4      Het woon- en leefklimaat mag niet onevenredig worden aangetast.

b      Van het bepaalde in 3.2.4 onder e voor het toestaan van een gezamenlijke oppervlakte van vrijstaande bijgebouwen bij woningen tot maximaal 75 , uitsluitend in verband met het gebruik van het vrijstaande bijgebouw als afhankelijke woonruimte in verband waarmee tevens ontheffing als bedoeld in 6.2 dient te worden verleend.

c       Van het bepaalde in lid 3.2.4 onder g teneinde een hoger bebouwingspercentage toe te staan met inachtneming van de volgende voorwaarden:

1      Er vindt geen onevenredige aantasting plaats van de gebruiksmogelijkheden van aangrenzende gronden en de belangen van derden worden niet onevenredig geschaad.

2      Er vindt geen onevenredige aantasting plaats van de in de omgeving aanwezige architectonische en/of cultuurhistorische en archeologische waarden.

3      Het woon- en leefklimaat mogen niet onevenredig worden aangetast.

4      Voldaan wordt aan het bepaalde in de Wet geluidhinder.

 

3.4            Specifieke gebruiksregels

 

3.4.1        Aan huis verbonden beroep

Gebruik van een deel van de woning en/of de bijgebouwen ten behoeve van de uitoefening van een aan huis verbonden beroep is toegestaan, mits wordt voldaan aan de volgende voorwaarden:

a      Het (mede) ten behoeve van een aan huis verbonden beroep in gebruik te nemen vloeroppervlak bedraagt niet meer dan 1/3 van de vloeroppervlakte van de woning en/of de bijgebouwen met een maximum van 50 .

b      Degene die de activiteiten in de woning en/of de bijgebouwen uitoefent, dient tevens de bewoner van de woning te zijn.

c       De activiteit mag niet leiden tot gebruik van extra parkeerruimte binnen het openbaar gebied.

d      Er mag geen detailhandel of groothandel plaatsvinden.
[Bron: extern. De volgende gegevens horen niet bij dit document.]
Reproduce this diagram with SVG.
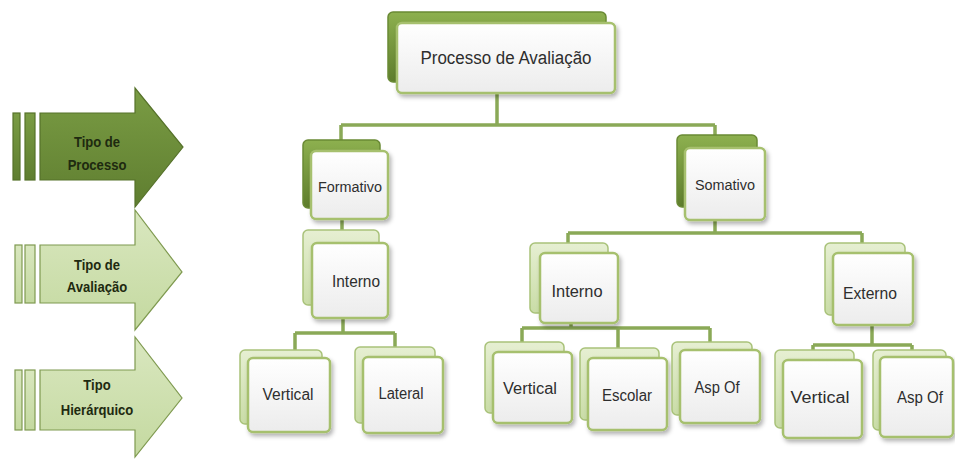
<svg xmlns="http://www.w3.org/2000/svg" width="955" height="461" viewBox="0 0 955 461">
<defs>
<linearGradient id="gDark" x1="0" y1="0" x2="0" y2="1"><stop offset="0" stop-color="#8db04f"/><stop offset="1" stop-color="#5e7d2c"/></linearGradient>
<linearGradient id="gLight" x1="0" y1="0" x2="0" y2="1"><stop offset="0" stop-color="#e6efd2"/><stop offset="1" stop-color="#c9dca6"/></linearGradient>
<linearGradient id="gFront" x1="0" y1="0" x2="0" y2="1"><stop offset="0" stop-color="#ffffff"/><stop offset="1" stop-color="#ececec"/></linearGradient>
<linearGradient id="gArrDark" x1="0" y1="0" x2="0" y2="1"><stop offset="0" stop-color="#7a9c44"/><stop offset="1" stop-color="#5f7e30"/></linearGradient>
<linearGradient id="gArrLight" x1="0" y1="0" x2="0" y2="1"><stop offset="0" stop-color="#d9e7bf"/><stop offset="1" stop-color="#c4d9a0"/></linearGradient>
<filter id="sh" x="-20%" y="-20%" width="150%" height="150%"><feDropShadow dx="2" dy="3" stdDeviation="2" flood-color="#000" flood-opacity="0.3"/></filter>
</defs>
<style>
.bd{fill:url(#gDark);stroke:#6a8a35;stroke-width:1.5}
.bl{fill:url(#gLight);stroke:#a9c27a;stroke-width:1.5}
.fr{fill:url(#gFront);stroke:#a6c06e;stroke-width:2.5;filter:url(#sh)}
.t{font-family:"Liberation Sans",Arial,sans-serif;fill:#2e2e2e;text-anchor:middle;dominant-baseline:central}
.at{font-family:"Liberation Sans",Arial,sans-serif;font-weight:bold;font-size:15px;fill:#1e2a10;text-anchor:middle}
.c{fill:none;stroke:#8aa957;stroke-width:3.5}
.ad{fill:url(#gArrDark);stroke:#56722a;stroke-width:1.2}
.al{fill:url(#gArrLight);stroke:#7f9a50;stroke-width:1.2}
</style>
<rect width="955" height="461" fill="#ffffff"/>

<g id="arrow-processo">
<rect class="ad" x="13" y="113" width="7" height="67"/>
<rect class="ad" x="25" y="113" width="10" height="67"/>
<polygon class="ad" points="40,113 135,113 135,88 183,147 135,207 135,180 40,180"/>
<text class="at" x="97" y="147" transform="translate(97 0) scale(0.87 1) translate(-97 0)">Tipo de</text>
<text class="at" x="97" y="170" transform="translate(97 0) scale(0.87 1) translate(-97 0)">Processo</text>
</g>
<g id="arrow-avaliacao">
<rect class="al" x="15" y="245" width="7" height="58"/>
<rect class="al" x="25" y="245" width="10" height="58"/>
<polygon class="al" points="40,245 135,245 135,210 182,272 135,330 135,303 40,303"/>
<text class="at" x="97" y="270" transform="translate(97 0) scale(0.87 1) translate(-97 0)">Tipo de</text>
<text class="at" x="97" y="292" transform="translate(97 0) scale(0.87 1) translate(-97 0)">Avaliação</text>
</g>
<g id="arrow-hierarquico">
<rect class="al" x="15" y="370" width="7" height="60"/>
<rect class="al" x="25" y="370" width="10" height="60"/>
<polygon class="al" points="40,370 135,370 135,337 182,398 135,457 135,430 40,430"/>
<text class="at" x="97" y="390" transform="translate(97 0) scale(0.87 1) translate(-97 0)">Tipo</text>
<text class="at" x="97" y="415" transform="translate(97 0) scale(0.87 1) translate(-97 0)">Hierárquico</text>
</g>

<g id="connectors">
<path class="c" d="M497 93V125M341 125H715M341 125V140M715 125V135"/>
<path class="c" d="M342 219V230" stroke-width="2"/>
<path class="c" d="M715 220V233M568 233H862M568 233V243M862 233V243"/>
<path class="c" d="M343 318V333M295 333H395M295 333V352M395 333V347"/>
<path class="c" d="M571 323V328M522 328H710M522 328V342M618 328V348M710 328V342"/>
<path class="c" d="M872 325V345M813 345H912M813 345V350M912 345V350"/>
</g>

<g id="n-root">
<rect class="bd" x="388" y="12" width="218" height="70" rx="5"/>
<rect class="fr" x="397" y="23" width="218" height="70" rx="5"/>
<text class="t" x="506" y="58" font-size="18" textLength="171" lengthAdjust="spacingAndGlyphs">Processo de Avaliação</text>
</g>
<g id="n-formativo">
<rect class="bd" x="303" y="140" width="77" height="68" rx="5"/>
<rect class="fr" x="311" y="151" width="77" height="68" rx="5"/>
<text class="t" x="350" y="187" font-size="14" textLength="64" lengthAdjust="spacingAndGlyphs">Formativo</text>
</g>
<g id="n-somativo">
<rect class="bd" x="677" y="135" width="80" height="72" rx="5"/>
<rect class="fr" x="685" y="148" width="80" height="72" rx="5"/>
<text class="t" x="725" y="185" font-size="14" textLength="60" lengthAdjust="spacingAndGlyphs">Somativo</text>
</g>
<g id="n-form-interno">
<rect class="bl" x="303" y="230" width="76" height="75" rx="5"/>
<rect class="fr" x="312" y="243" width="76" height="75" rx="5"/>
<text class="t" x="356" y="281" font-size="16" textLength="48" lengthAdjust="spacingAndGlyphs">Interno</text>
</g>
<g id="n-soma-interno">
<rect class="bl" x="530" y="243" width="78" height="70" rx="5"/>
<rect class="fr" x="540" y="253" width="78" height="70" rx="5"/>
<text class="t" x="577" y="291" font-size="16" textLength="51" lengthAdjust="spacingAndGlyphs">Interno</text>
</g>
<g id="n-externo">
<rect class="bl" x="825" y="243" width="80" height="72" rx="5"/>
<rect class="fr" x="833" y="253" width="80" height="72" rx="5"/>
<text class="t" x="870" y="293" font-size="16" textLength="54" lengthAdjust="spacingAndGlyphs">Externo</text>
</g>
<g id="n-form-vertical">
<rect class="bl" x="240" y="350" width="82" height="74" rx="5"/>
<rect class="fr" x="248" y="358" width="82" height="74" rx="5"/>
<text class="t" x="288" y="394" font-size="16" textLength="51" lengthAdjust="spacingAndGlyphs">Vertical</text>
</g>
<g id="n-lateral">
<rect class="bl" x="355" y="347" width="80" height="76" rx="5"/>
<rect class="fr" x="363" y="357" width="80" height="76" rx="5"/>
<text class="t" x="401" y="393" font-size="16" textLength="45" lengthAdjust="spacingAndGlyphs">Lateral</text>
</g>
<g id="n-soma-vertical">
<rect class="bl" x="485" y="342" width="79" height="71" rx="5"/>
<rect class="fr" x="493" y="352" width="79" height="71" rx="5"/>
<text class="t" x="530" y="388" font-size="16" textLength="54" lengthAdjust="spacingAndGlyphs">Vertical</text>
</g>
<g id="n-escolar">
<rect class="bl" x="580" y="348" width="79" height="72" rx="5"/>
<rect class="fr" x="588" y="358" width="79" height="72" rx="5"/>
<text class="t" x="627" y="395" font-size="16" textLength="50" lengthAdjust="spacingAndGlyphs">Escolar</text>
</g>
<g id="n-soma-aspof">
<rect class="bl" x="672" y="342" width="80" height="73" rx="5"/>
<rect class="fr" x="680" y="350" width="80" height="73" rx="5"/>
<text class="t" x="717" y="387" font-size="16" textLength="45" lengthAdjust="spacingAndGlyphs">Asp Of</text>
</g>
<g id="n-ext-vertical">
<rect class="bl" x="775" y="350" width="79" height="78" rx="5"/>
<rect class="fr" x="783" y="360" width="79" height="78" rx="5"/>
<text class="t" x="820" y="397" font-size="16" textLength="59" lengthAdjust="spacingAndGlyphs">Vertical</text>
</g>
<g id="n-ext-aspof">
<rect class="bl" x="873" y="350" width="73" height="80" rx="5"/>
<rect class="fr" x="880" y="357" width="73" height="80" rx="5"/>
<text class="t" x="920" y="397" font-size="16" textLength="46" lengthAdjust="spacingAndGlyphs">Asp Of</text>
</g>
</svg>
Hieronder worden niet begrepen handelsactiviteiten via het internet.

e      Vanaf de openbare weg zichtbare excessieve reclame-uitingen zijn niet toegestaan.

 

3.4.2        Parkeren

Ter plaatse van de aanduiding ‘parkeren’ dienen per bouwperceel minimaal twee opstelplaatsen voor motorvoertuigen te worden gerealiseerd.

 


3.5            Ontheffing van de gebruiksregels

Burgemeester en wethouders zijn bevoegd ontheffing te verlenen voor de uitoefening van aan huis gebonden bedrijfsactiviteiten, met inachtneming van de volgende voorwaarden:

a      Het ten behoeve van de aan huis gebonden (bedrijfs)activiteit in gebruik te nemen vloeroppervlak bedraagt maximaal 1/3 van de vloeroppervlakte van de woning en/of de bijgebouwen met een maximum van 50 .

b      Degene die de activiteiten in de woning en/of de bijgebouwen uitoefent, dient tevens de bewoner van de woning te zijn.

c       De noodzakelijke parkeervoorzieningen dienen op eigen terrein te worden gesitueerd, tenzij wordt aangetoond dat geen onevenredige parkeerdruk ontstaat in het openbaar gebied.

d      Het bedrijf dient qua aard, milieubelasting en uitstraling te passen in een woonomgeving.

e      De activiteit mag niet milieuvergunningplichtig zijn.

f        Er mag geen detailhandel of groothandel plaatsvinden, uitgezonderd een beperkte verkoop als ondergeschikte activiteit en wel in verband met de aan huis verbonden activiteit alsmede handelsactiviteiten via het internet.

g       Vanaf de openbare weg zichtbare excessieve reclame-uitingen zijn niet toegestaan.